◆ DATA BLOCK

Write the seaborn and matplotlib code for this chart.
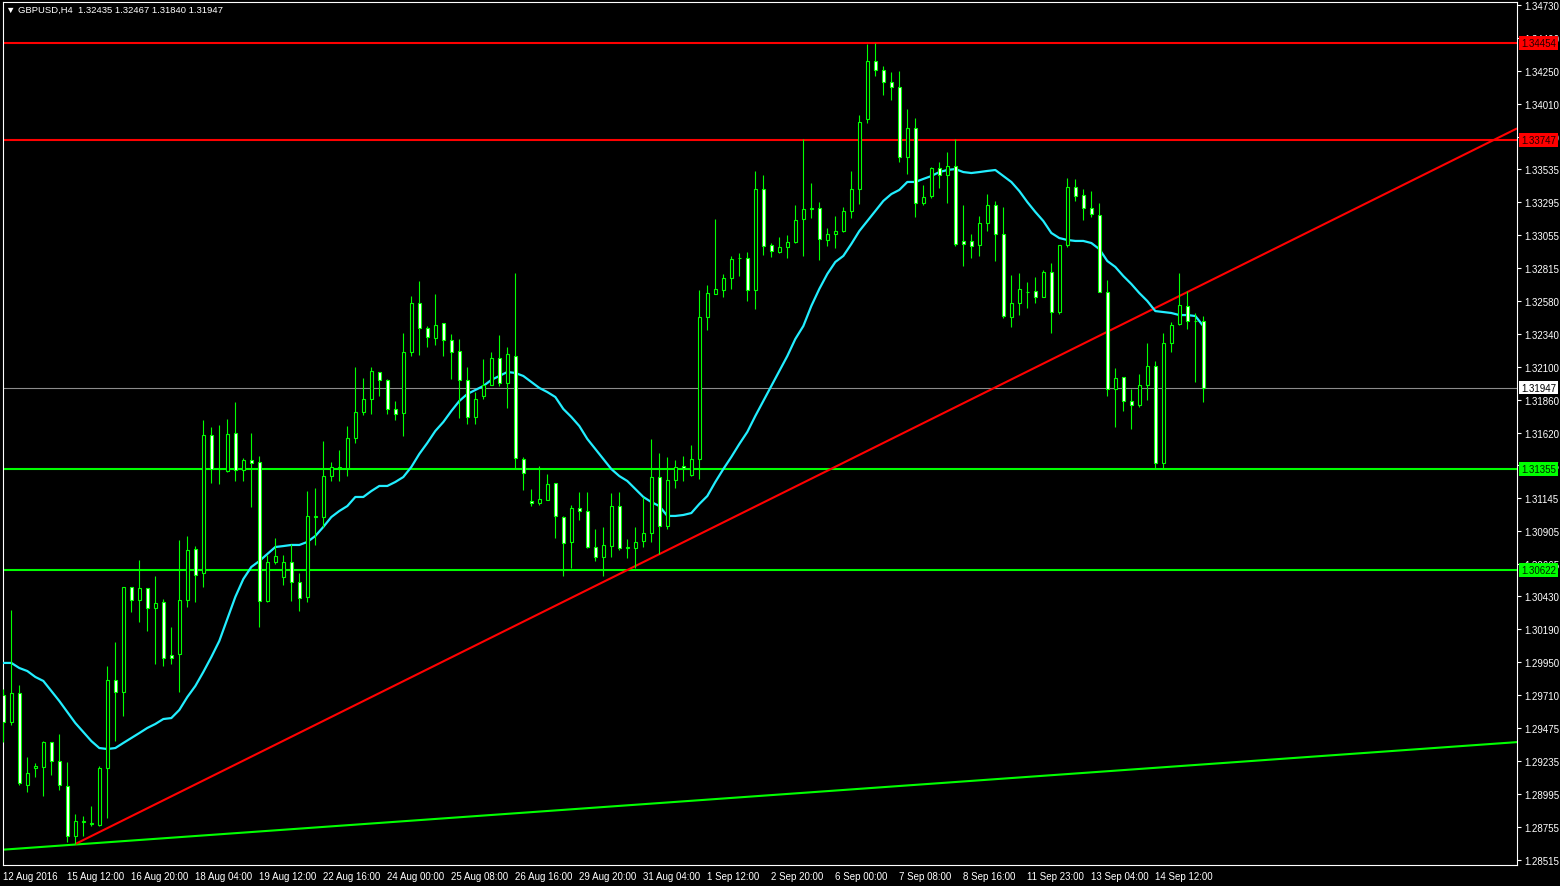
import numpy as np
import pandas as pd
import matplotlib
matplotlib.use("Agg")
import matplotlib.pyplot as plt
import seaborn as sns

# ---------------- data ----------------
opens = [1.29712, 1.29515, 1.29726, 1.29057, 1.29181, 1.29188, 1.29370, 1.29232, 1.29050, 1.28686,
         1.28788, 1.28774, 1.28766, 1.29181, 1.29821, 1.29734, 1.30497, 1.30403, 1.30490, 1.30345,
         1.30388, 1.30003, 1.30010, 1.30403, 1.30774, 1.30599, 1.31603, 1.31355, 1.31341, 1.31617,
         1.31348, 1.31421, 1.31406, 1.30395, 1.30679, 1.30570, 1.30679, 1.30534, 1.30425, 1.31006,
         1.31006, 1.31304, 1.31363, 1.31363, 1.31581, 1.31770, 1.31865, 1.32061, 1.32003, 1.31792,
         1.31763, 1.32206, 1.32563, 1.32381, 1.32308, 1.32417, 1.32294, 1.32214, 1.32003, 1.31734,
         1.31886, 1.31966, 1.32163, 1.31981, 1.32177, 1.31428, 1.31123, 1.31108, 1.31130, 1.31254,
         1.31006, 1.30825, 1.31072, 1.31050, 1.30788, 1.30715, 1.30795, 1.31086, 1.30781, 1.30781,
         1.30832, 1.30890, 1.31297, 1.30941, 1.31275, 1.31377, 1.31312, 1.31428, 1.32461, 1.32628,
         1.32657, 1.32745, 1.32890, 1.32890, 1.32657, 1.33392, 1.32985, 1.32934, 1.32970, 1.33006,
         1.33174, 1.33246, 1.33254, 1.33021, 1.33065, 1.33086, 1.33232, 1.33392, 1.33901, 1.34323,
         1.34257, 1.34170, 1.34134, 1.33625, 1.33835, 1.33290, 1.33341, 1.33545, 1.33494, 1.33559,
         1.33014, 1.33014, 1.32985, 1.33145, 1.33275, 1.33065, 1.32461, 1.32563, 1.32643, 1.32650,
         1.32606, 1.32788, 1.32497, 1.32985, 1.33406, 1.33348, 1.33254, 1.33203, 1.32643, 1.31937,
         1.32025, 1.31850, 1.31821, 1.31966, 1.32105, 1.31399, 1.32272, 1.32410, 1.32541, 1.32432,
         1.32435]
highs = [1.29755, 1.30330, 1.29785, 1.29261, 1.29217, 1.29377, 1.29370, 1.29428, 1.29225, 1.28846,
         1.28832, 1.28905, 1.29195, 1.29923, 1.30097, 1.30497, 1.30497, 1.30694, 1.30490, 1.30577,
         1.30410, 1.30206, 1.30839, 1.30868, 1.30795, 1.31712, 1.31661, 1.31675, 1.31719, 1.31843,
         1.31435, 1.31617, 1.31450, 1.30730, 1.30854, 1.30730, 1.30810, 1.30599, 1.31195, 1.31217,
         1.31559, 1.31406, 1.31494, 1.31668, 1.32097, 1.32017, 1.32097, 1.32061, 1.32010, 1.31850,
         1.32345, 1.32614, 1.32723, 1.32395, 1.32628, 1.32417, 1.32337, 1.32301, 1.32097, 1.31915,
         1.32155, 1.32206, 1.32330, 1.32243, 1.32781, 1.31443, 1.31210, 1.31377, 1.31319, 1.31254,
         1.31014, 1.31094, 1.31188, 1.31188, 1.30919, 1.30934, 1.31181, 1.31188, 1.30846, 1.30934,
         1.31152, 1.31574, 1.31472, 1.31443, 1.31421, 1.31450, 1.31530, 1.32657, 1.32694, 1.33174,
         1.32774, 1.32905, 1.32926, 1.32934, 1.33523, 1.33494, 1.32999, 1.33043, 1.33057, 1.33275,
         1.33755, 1.33435, 1.33297, 1.33108, 1.33196, 1.33261, 1.33523, 1.33930, 1.34446, 1.34454,
         1.34286, 1.34243, 1.34250, 1.33974, 1.33908, 1.33421, 1.33552, 1.33588, 1.33661, 1.33755,
         1.33275, 1.33065, 1.33196, 1.33355, 1.33305, 1.33261, 1.32766, 1.32781, 1.32716, 1.32752,
         1.32803, 1.32854, 1.32985, 1.33472, 1.33465, 1.33392, 1.33377, 1.33290, 1.32730, 1.32090,
         1.32025, 1.31937, 1.32046, 1.32272, 1.32141, 1.32345, 1.32425, 1.32781, 1.32650, 1.32490,
         1.32467]
lows = [1.29370, 1.29494, 1.29057, 1.29006, 1.29115, 1.28977, 1.29130, 1.29021, 1.28643, 1.28628,
        1.28686, 1.28759, 1.28759, 1.28817, 1.29377, 1.29559, 1.30315, 1.30243, 1.30177, 1.29937,
        1.29923, 1.29937, 1.29734, 1.30352, 1.30388, 1.30497, 1.31254, 1.31246, 1.31334, 1.31268,
        1.31268, 1.31079, 1.30206, 1.30388, 1.30664, 1.30512, 1.30395, 1.30323, 1.30388, 1.30803,
        1.30934, 1.31268, 1.31268, 1.31304, 1.31545, 1.31748, 1.31755, 1.31886, 1.31755, 1.31712,
        1.31595, 1.32177, 1.32185, 1.32243, 1.32257, 1.32177, 1.32010, 1.31726, 1.31683, 1.31683,
        1.31865, 1.31966, 1.31959, 1.31799, 1.31355, 1.31203, 1.31086, 1.31094, 1.31130, 1.30854,
        1.30577, 1.30635, 1.30985, 1.30781, 1.30686, 1.30577, 1.30715, 1.30766, 1.30708, 1.30635,
        1.30788, 1.30825, 1.30737, 1.30919, 1.31217, 1.31268, 1.31304, 1.31283, 1.32366, 1.32628,
        1.32606, 1.32665, 1.32759, 1.32577, 1.32519, 1.32912, 1.32897, 1.32926, 1.32890, 1.32999,
        1.32905, 1.33181, 1.32876, 1.32977, 1.32963, 1.33079, 1.33181, 1.33283, 1.33872, 1.34214,
        1.34075, 1.34039, 1.33588, 1.33501, 1.33188, 1.33275, 1.33326, 1.33399, 1.33290, 1.32977,
        1.32832, 1.32890, 1.32905, 1.33086, 1.32868, 1.32454, 1.32388, 1.32475, 1.32526, 1.32563,
        1.32606, 1.32345, 1.32483, 1.32970, 1.33305, 1.33166, 1.33188, 1.32643, 1.31886, 1.31661,
        1.31777, 1.31646, 1.31806, 1.31857, 1.31360, 1.31360, 1.32206, 1.32403, 1.32374, 1.31988,
        1.31840]
closes = [1.29515, 1.29726, 1.29072, 1.29145, 1.29195, 1.29370, 1.29232, 1.29057, 1.28686, 1.28795,
          1.28795, 1.28781, 1.29181, 1.29821, 1.29734, 1.30497, 1.30403, 1.30490, 1.30345, 1.30381,
          1.29981, 1.29981, 1.30403, 1.30766, 1.30585, 1.31603, 1.31355, 1.31356, 1.31610, 1.31348,
          1.31421, 1.31399, 1.30395, 1.30679, 1.30723, 1.30679, 1.30534, 1.30417, 1.31014, 1.31014,
          1.31304, 1.31370, 1.31370, 1.31581, 1.31770, 1.31865, 1.32068, 1.32003, 1.31792, 1.31755,
          1.32206, 1.32563, 1.32381, 1.32315, 1.32403, 1.32294, 1.32206, 1.32003, 1.31734, 1.31865,
          1.31966, 1.32163, 1.31981, 1.32193, 1.31435, 1.31326, 1.31108, 1.31137, 1.31246, 1.31014,
          1.30817, 1.31072, 1.31050, 1.30788, 1.30715, 1.30803, 1.31086, 1.30781, 1.30788, 1.30825,
          1.30890, 1.31297, 1.30941, 1.31275, 1.31370, 1.31363, 1.31428, 1.32461, 1.32636, 1.32665,
          1.32745, 1.32883, 1.32889, 1.32657, 1.33392, 1.32977, 1.32941, 1.32970, 1.33006, 1.33166,
          1.33246, 1.33254, 1.33028, 1.33065, 1.33086, 1.33232, 1.33392, 1.33879, 1.34323, 1.34257,
          1.34170, 1.34134, 1.33625, 1.33835, 1.33290, 1.33334, 1.33545, 1.33494, 1.33559, 1.32992,
          1.32992, 1.32977, 1.33145, 1.33275, 1.33065, 1.32468, 1.32563, 1.32665, 1.32642, 1.32606,
          1.32788, 1.32497, 1.32985, 1.33406, 1.33341, 1.33254, 1.33210, 1.32643, 1.31937, 1.32017,
          1.31850, 1.31821, 1.31966, 1.32105, 1.31399, 1.32272, 1.32403, 1.32548, 1.32432, 1.32435,
          1.31947]
ma_values = [1.29945, 1.29945, 1.29908, 1.29886, 1.29843, 1.29814, 1.29741, 1.29668, 1.29588, 1.29508,
             1.29443, 1.29377, 1.29326, 1.29319, 1.29326, 1.29363, 1.29399, 1.29435, 1.29472, 1.29501,
             1.29537, 1.29544, 1.29603, 1.29697, 1.29777, 1.29879, 1.29988, 1.30105, 1.30265, 1.30425,
             1.30555, 1.30643, 1.30686, 1.30737, 1.30788, 1.30795, 1.30803, 1.30803, 1.30825, 1.30868,
             1.30934, 1.31006, 1.31050, 1.31086, 1.31152, 1.31152, 1.31195, 1.31232, 1.31232, 1.31261,
             1.31297, 1.31370, 1.31465, 1.31545, 1.31632, 1.31697, 1.31777, 1.31850, 1.31901, 1.31930,
             1.31959, 1.32003, 1.32032, 1.32061, 1.32054, 1.32032, 1.31988, 1.31945, 1.31915, 1.31879,
             1.31792, 1.31734, 1.31668, 1.31574, 1.31501, 1.31428, 1.31355, 1.31304, 1.31268, 1.31210,
             1.31152, 1.31115, 1.31086, 1.31014, 1.31014, 1.31021, 1.31035, 1.31101, 1.31159, 1.31261,
             1.31355, 1.31443, 1.31537, 1.31625, 1.31741, 1.31850, 1.31959, 1.32068, 1.32177, 1.32301,
             1.32395, 1.32541, 1.32665, 1.32774, 1.32861, 1.32905, 1.32992, 1.33086, 1.33159, 1.33232,
             1.33305, 1.33355, 1.33385, 1.33443, 1.33443, 1.33465, 1.33486, 1.33515, 1.33530, 1.33537,
             1.33515, 1.33508, 1.33515, 1.33523, 1.33530, 1.33486, 1.33443, 1.33377, 1.33297, 1.33225,
             1.33159, 1.33072, 1.33035, 1.33021, 1.33014, 1.33014, 1.32999, 1.32955, 1.32868, 1.32825,
             1.32759, 1.32701, 1.32635, 1.32577, 1.32504, 1.32497, 1.32490, 1.32475, 1.32475, 1.32468,
             1.32395]

x_tick_labels = ["12 Aug 2016", "15 Aug 12:00", "16 Aug 20:00", "18 Aug 04:00", "19 Aug 12:00",
                 "22 Aug 16:00", "24 Aug 00:00", "25 Aug 08:00", "26 Aug 16:00", "29 Aug 20:00",
                 "31 Aug 04:00", "1 Sep 12:00", "2 Sep 20:00", "6 Sep 00:00", "7 Sep 08:00",
                 "8 Sep 16:00", "11 Sep 23:00", "13 Sep 04:00", "14 Sep 12:00"]
bars_per_label = 8
y_tick_values = [1.34730, 1.34490, 1.34250, 1.34010, 1.33770, 1.33535, 1.33295, 1.33055, 1.32815,
                 1.32580, 1.32340, 1.32100, 1.31860, 1.31620, 1.31385, 1.31145, 1.30905, 1.30665,
                 1.30430, 1.30190, 1.29950, 1.29710, 1.29475, 1.29235, 1.28995, 1.28755, 1.28515]
resistance_levels = [1.34454, 1.33747]
support_levels = [1.31355, 1.30622]
last_price = 1.31947
red_trend_bars = [9, 150]
red_trend_prices = [1.28628, 1.32700]
green_trend_bars = [0, 150]
green_trend_prices = [1.28587, 1.29207]
title_text = "\u25BC GBPUSD,H4  1.32435 1.32467 1.31840 1.31947"
y_range = (1.284754, 1.347518)
x_range = (-0.04, 189.21)

# ---------------- style ----------------
sns.set_style("dark")
plt.rcParams['font.family'] = ['Liberation Sans', 'DejaVu Sans']
GREEN = "#00FF00"
RED = "#FF0000"
CYAN = "#22EEFF"
WHITE = "#FFFFFF"

W, H = 1560, 887
fig = plt.figure(figsize=(W / 100, H / 100), dpi=100, facecolor="black")
ax = fig.add_axes([3 / W, 21 / H, 1514 / W, 863 / H])
ax.set_facecolor("black")

df = pd.DataFrame({"bar": np.arange(len(opens)), "open": opens, "high": highs,
                   "low": lows, "close": closes, "ma": ma_values})
df["bottom"] = df[["open", "close"]].min(axis=1)
df["height"] = (df["close"] - df["open"]).abs()
bull = df["close"] >= df["open"]

# level lines
for lvl in resistance_levels:
    ax.axhline(lvl, color=RED, lw=1.5, zorder=2)
for lvl in support_levels:
    ax.axhline(lvl, color=GREEN, lw=1.5, zorder=2)
ax.axhline(last_price, color="#8C8C8C", lw=0.8, zorder=2)

# trend lines
ax.axline((green_trend_bars[0], green_trend_prices[0]),
          (green_trend_bars[1], green_trend_prices[1]), color=GREEN, lw=1.5, zorder=2)
slope = (red_trend_prices[1] - red_trend_prices[0]) / (red_trend_bars[1] - red_trend_bars[0])
ax.plot([red_trend_bars[0], x_range[1]],
        [red_trend_prices[0], red_trend_prices[0] + slope * (x_range[1] - red_trend_bars[0])],
        color=RED, lw=1.5, zorder=2, solid_capstyle="butt")

# moving average
sns.lineplot(data=df, x="bar", y="ma", color=CYAN, lw=1.6, ax=ax, zorder=2.6)

# candles
ax.vlines(df["bar"], df["low"], df["high"], color=GREEN, lw=0.8, zorder=3)
ax.bar(df["bar"][bull], df["height"][bull], bottom=df["bottom"][bull], width=0.42,
       color="black", edgecolor=GREEN, linewidth=0.8, zorder=4)
ax.bar(df["bar"][~bull], df["height"][~bull], bottom=df["bottom"][~bull], width=0.42,
       color=WHITE, edgecolor=GREEN, linewidth=0.8, zorder=4)

ax.set_xlim(*x_range)
ax.set_ylim(*y_range)
ax.set_xlabel("")
ax.set_ylabel("")
ax.grid(False)

# axes frame
for sp in ax.spines.values():
    sp.set_color(WHITE)
    sp.set_linewidth(0.8)
    sp.set_visible(True)

# y axis on the right
ax.yaxis.tick_right()
ax.set_yticks(y_tick_values)
ax.set_yticklabels([f"{v:.5f}" for v in y_tick_values])
ax.tick_params(axis="y", colors=WHITE, labelcolor=WHITE, length=3, width=0.8,
               pad=2, labelsize=7, direction="out", right=True, left=False)

# x axis
xt = np.arange(len(x_tick_labels)) * bars_per_label
ax.set_xticks(xt)
ax.set_xticklabels(x_tick_labels, ha="left")
ax.tick_params(axis="x", colors=WHITE, labelcolor=WHITE, length=4, width=0.8,
               pad=0.5, labelsize=7, direction="out")

# price boxes on the right
ytrans = ax.get_yaxis_transform()
boxes = [(l, RED, "#200000") for l in resistance_levels] + \
        [(l, GREEN, "#002000") for l in support_levels] + [(last_price, WHITE, "black")]
for lvl, fc, tc in boxes:
    ax.text(1.0028, lvl, f"{lvl:.5f}", transform=ytrans, ha="left", va="center",
            fontsize=7, color=tc, zorder=10, clip_on=False,
            bbox=dict(boxstyle="square,pad=0.18", fc=fc, ec="none"))

fig.text(6 / W, 1 - 10.5 / H, title_text, color=WHITE, fontsize=6.8, ha="left", va="center")

fig.savefig("out.png", dpi=100, facecolor="black")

◆ STATED EXERCISE
Skip every picture and return the lines above from the top through the one that contains "import seaborn as sns".

◆ FULL ANSWER
Write the seaborn and matplotlib code for this chart.
import numpy as np
import pandas as pd
import matplotlib
matplotlib.use("Agg")
import matplotlib.pyplot as plt
import seaborn as sns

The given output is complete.